Stated exercise – Your copy of the material must match it exactly, except that pictures are dropped.

Material –
((
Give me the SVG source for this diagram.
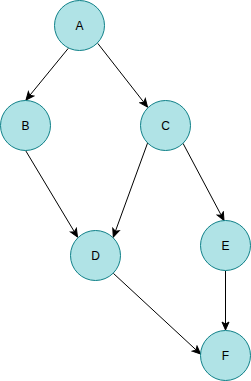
<svg xmlns="http://www.w3.org/2000/svg" width="251" height="381" viewBox="0 0 251 381">
<style>
.n circle{fill:#b0e3e6;stroke:#0e8088;stroke-width:1}
.n text{font-family:"Liberation Sans",Arial,sans-serif;font-size:12px;fill:#000;text-anchor:middle}
.e path{fill:none;stroke:#000;stroke-width:1;marker-end:url(#ar)}
</style>
<defs>
<marker id="ar" markerUnits="userSpaceOnUse" markerWidth="10" markerHeight="10" viewBox="0 0 10 10" refX="9" refY="5" orient="auto">
<path d="M1,1.5 L9,5 L1,8.5 L3,5 Z" fill="#000" stroke="#000" stroke-width="1"/>
</marker>
</defs>
<g class="e" id="connectors">
<path d="M68.3,48.3 L26,100"/>
<path d="M97.7,43.3 L147.5,107"/>
<path d="M25.7,150.7 L77.5,237"/>
<path d="M147.7,142.7 L113.3,237"/>
<path d="M183,143.3 L224,220.5"/>
<path d="M225.5,270.7 L225.5,330"/>
<path d="M113.3,273.3 L200.5,354"/>
</g>
<g class="n" id="A"><circle cx="79.5" cy="25.5" r="25"/><text x="79.5" y="30">A</text></g>
<g class="n" id="B"><circle cx="25.5" cy="125.5" r="25"/><text x="25.5" y="130">B</text></g>
<g class="n" id="C"><circle cx="165.5" cy="125.5" r="25"/><text x="165.5" y="130">C</text></g>
<g class="n" id="D"><circle cx="95.5" cy="255.5" r="25"/><text x="95.5" y="260">D</text></g>
<g class="n" id="E"><circle cx="225.5" cy="245.5" r="25"/><text x="225.5" y="250">E</text></g>
<g class="n" id="F"><circle cx="225.5" cy="355.5" r="25"/><text x="225.5" y="360">F</text></g>
</svg>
))
The output –
Give me the SVG source for this diagram.
<svg xmlns="http://www.w3.org/2000/svg" width="251" height="381" viewBox="0 0 251 381">
<style>
.n circle{fill:#b0e3e6;stroke:#0e8088;stroke-width:1}
.n text{font-family:"Liberation Sans",Arial,sans-serif;font-size:12px;fill:#000;text-anchor:middle}
.e path{fill:none;stroke:#000;stroke-width:1;marker-end:url(#ar)}
</style>
<defs>
<marker id="ar" markerUnits="userSpaceOnUse" markerWidth="10" markerHeight="10" viewBox="0 0 10 10" refX="9" refY="5" orient="auto">
<path d="M1,1.5 L9,5 L1,8.5 L3,5 Z" fill="#000" stroke="#000" stroke-width="1"/>
</marker>
</defs>
<g class="e" id="connectors">
<path d="M68.3,48.3 L26,100"/>
<path d="M97.7,43.3 L147.5,107"/>
<path d="M25.7,150.7 L77.5,237"/>
<path d="M147.7,142.7 L113.3,237"/>
<path d="M183,143.3 L224,220.5"/>
<path d="M225.5,270.7 L225.5,330"/>
<path d="M113.3,273.3 L200.5,354"/>
</g>
<g class="n" id="A"><circle cx="79.5" cy="25.5" r="25"/><text x="79.5" y="30">A</text></g>
<g class="n" id="B"><circle cx="25.5" cy="125.5" r="25"/><text x="25.5" y="130">B</text></g>
<g class="n" id="C"><circle cx="165.5" cy="125.5" r="25"/><text x="165.5" y="130">C</text></g>
<g class="n" id="D"><circle cx="95.5" cy="255.5" r="25"/><text x="95.5" y="260">D</text></g>
<g class="n" id="E"><circle cx="225.5" cy="245.5" r="25"/><text x="225.5" y="250">E</text></g>
<g class="n" id="F"><circle cx="225.5" cy="355.5" r="25"/><text x="225.5" y="360">F</text></g>
</svg>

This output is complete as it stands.